De día y de noche, durante muchos años me llegaron los dictados poéticos de Alda Merini. Fue ese exceso celestial el que creó ansiedad mezclada con una especie de euforia. Cada vez era un salto, un retorno al origen de la poesía o a la poesía del origen. Esa palabra fuera de control, pariente de la palabra divina.
Era la fuerza divina de las mujeres. Me di cuenta de esto cuando llevé a una joven iraní a Merini, porque estaba haciendo su tesis sobre “La poesía de Alda Merini y el misticismo sufí” (esta historia se cuenta en una reflexión mía más amplia dedicada a la poesía de Alda, El Evangelio según Alda Merini, publicada por Claudiana, Turín).
Era el 21 de mayo de 2008. La joven era Mahtab Ali Mohammadi Malaieri, sorda y ciega. Para comunicarse con ella había que escribir en la palma de su mano. En el diálogo entre estas dos mujeres fui testigo de la combustión divina de la poesía, que quema las manos, de su cuerpo, de ese “Jesús con corazón de mujer” que Alda dibujó en la palma de la mano de Mathab, ese divino maestro que “arrastraba su larga cola de esposa”.
Cuando murió mi padre, Alda me dictó un poema en el que la muerte y el amor se perseguían: “Padre, mi mayor pecado/ fue encomendarme a Dios/ para que no murieras/ (…) Ya no puedo hablarte/ Ya no tendré a quién contarle mis secretos/ He vuelto a ser un niño/ Qué gigantesca es la muerte/ frente a un hombre niño” (17 de agosto de 2005).

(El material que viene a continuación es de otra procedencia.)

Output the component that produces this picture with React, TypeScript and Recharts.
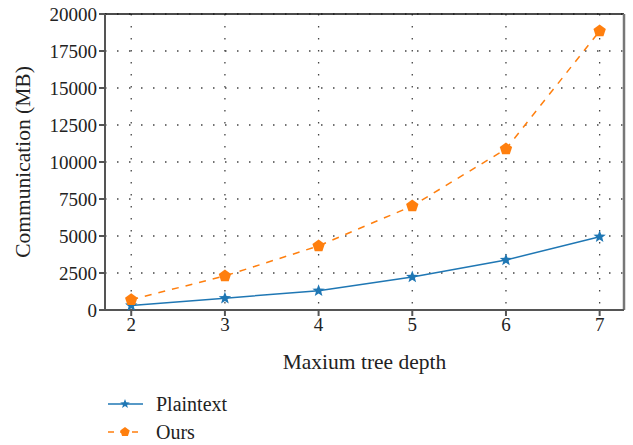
import { ComposedChart, Line, XAxis, YAxis, CartesianGrid, ReferenceLine } from "recharts";

const depths = [2, 3, 4, 5, 6, 7];
const plaintext = [300, 800, 1300, 2230, 3380, 4950];
const ours = [700, 2300, 4330, 7030, 10880, 18850];
const yTicks = [0, 2500, 5000, 7500, 10000, 12500, 15000, 17500, 20000];

const BLUE = "#1f77b4";
const ORANGE = "#ff7f0e";
const FONT = "'Liberation Serif', 'Times New Roman', serif";

const data = depths.map((d, i) => ({ depth: d, plaintext: plaintext[i], ours: ours[i] }));

function starPath(cx: number, cy: number, r: number) {
  const pts: string[] = [];
  for (let i = 0; i < 10; i++) {
    const rad = i % 2 === 0 ? r : r * 0.42;
    const a = -Math.PI / 2 + (i * Math.PI) / 5;
    pts.push(`${cx + rad * Math.cos(a)},${cy + rad * Math.sin(a)}`);
  }
  return `M${pts.join("L")}Z`;
}

function pentPath(cx: number, cy: number, r: number) {
  const pts: string[] = [];
  for (let i = 0; i < 5; i++) {
    const a = -Math.PI / 2 + (i * 2 * Math.PI) / 5;
    pts.push(`${cx + r * Math.cos(a)},${cy + r * Math.sin(a)}`);
  }
  return `M${pts.join("L")}Z`;
}

const StarDot = (props: any) => {
  const { cx, cy, index } = props;
  return <path key={`s-${index}`} d={starPath(cx, cy, 6.5)} fill={BLUE} />;
};

const PentDot = (props: any) => {
  const { cx, cy, index } = props;
  return <path key={`p-${index}`} d={pentPath(cx, cy, 6.5)} fill={ORANGE} />;
};

const LegendBox = () => (
  <svg width={200} height={60} style={{ position: "absolute", left: 90, top: 390 }}>
    <line x1={18} y1={14} x2={53} y2={14} stroke={BLUE} strokeWidth={1.5} />
    <path d={starPath(35, 14, 5)} fill={BLUE} />
    <text x={66} y={21} fontSize={20} fontFamily={FONT} fill="#222">Plaintext</text>
    <line x1={18} y1={42} x2={53} y2={42} stroke={ORANGE} strokeWidth={1.5} strokeDasharray="6 6" />
    <path d={pentPath(35, 42, 5)} fill={ORANGE} />
    <text x={66} y={49} fontSize={20} fontFamily={FONT} fill="#222">Ours</text>
  </svg>
);

export default function App() {
  return (
    <div style={{ position: "absolute", left: 0, top: 0, width: 633, height: 445, background: "#fff" }}>
      <ComposedChart width={633} height={445} data={data} margin={{ top: 14, right: 9, left: 0, bottom: 70 }}>
        <CartesianGrid stroke="#444" strokeDasharray="1.5 10.5" strokeWidth={1.3} />
        <XAxis
          dataKey="depth"
          type="number"
          domain={[1.72, 7.26]}
          ticks={depths}
          stroke="#555"
          strokeWidth={2}
          tickSize={6}
          tick={{ fill: "#222", fontSize: 19, fontFamily: FONT }}
          height={65}
          label={{ value: "Maxium tree depth", position: "insideBottom", offset: 6, fill: "#222", fontSize: 21.5, fontFamily: FONT }}
        />
        <YAxis
          type="number"
          domain={[0, 20000]}
          ticks={yTicks}
          stroke="#555"
          strokeWidth={2}
          tickSize={6}
          width={105}
          tick={{ fill: "#222", fontSize: 19, fontFamily: FONT }}
          label={{ value: "Communication (MB)", angle: -90, position: "insideLeft", offset: 22, fill: "#222", fontSize: 21.5, fontFamily: FONT, style: { textAnchor: "middle" } }}
        />
        <ReferenceLine y={20000} stroke="#111" strokeWidth={1.5} />
        <ReferenceLine x={7.26} stroke="#777" strokeWidth={2.5} />
        <Line
          dataKey="plaintext"
          stroke={BLUE}
          strokeWidth={1.5}
          dot={StarDot}
          isAnimationActive={false}
        />
        <Line
          dataKey="ours"
          stroke={ORANGE}
          strokeWidth={1.5}
          strokeDasharray="7 7"
          dot={PentDot}
          isAnimationActive={false}
        />
      </ComposedChart>
      <LegendBox />
    </div>
  );
}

Frente al “gigantismo” de la muerte, sentí toda la inmensidad del niño, de su espada de hojalata ante lo inconmensurable. Y a partir de ahí, yo también elegí entre el “burgués pequeño” y la medida “mínima e inmensa” de la poesía, entre permanecer en el recinto del “sentido común” y el “éxtasis”, el afuera divino, la danza loca de Alda. Todavía no me he arrepentido.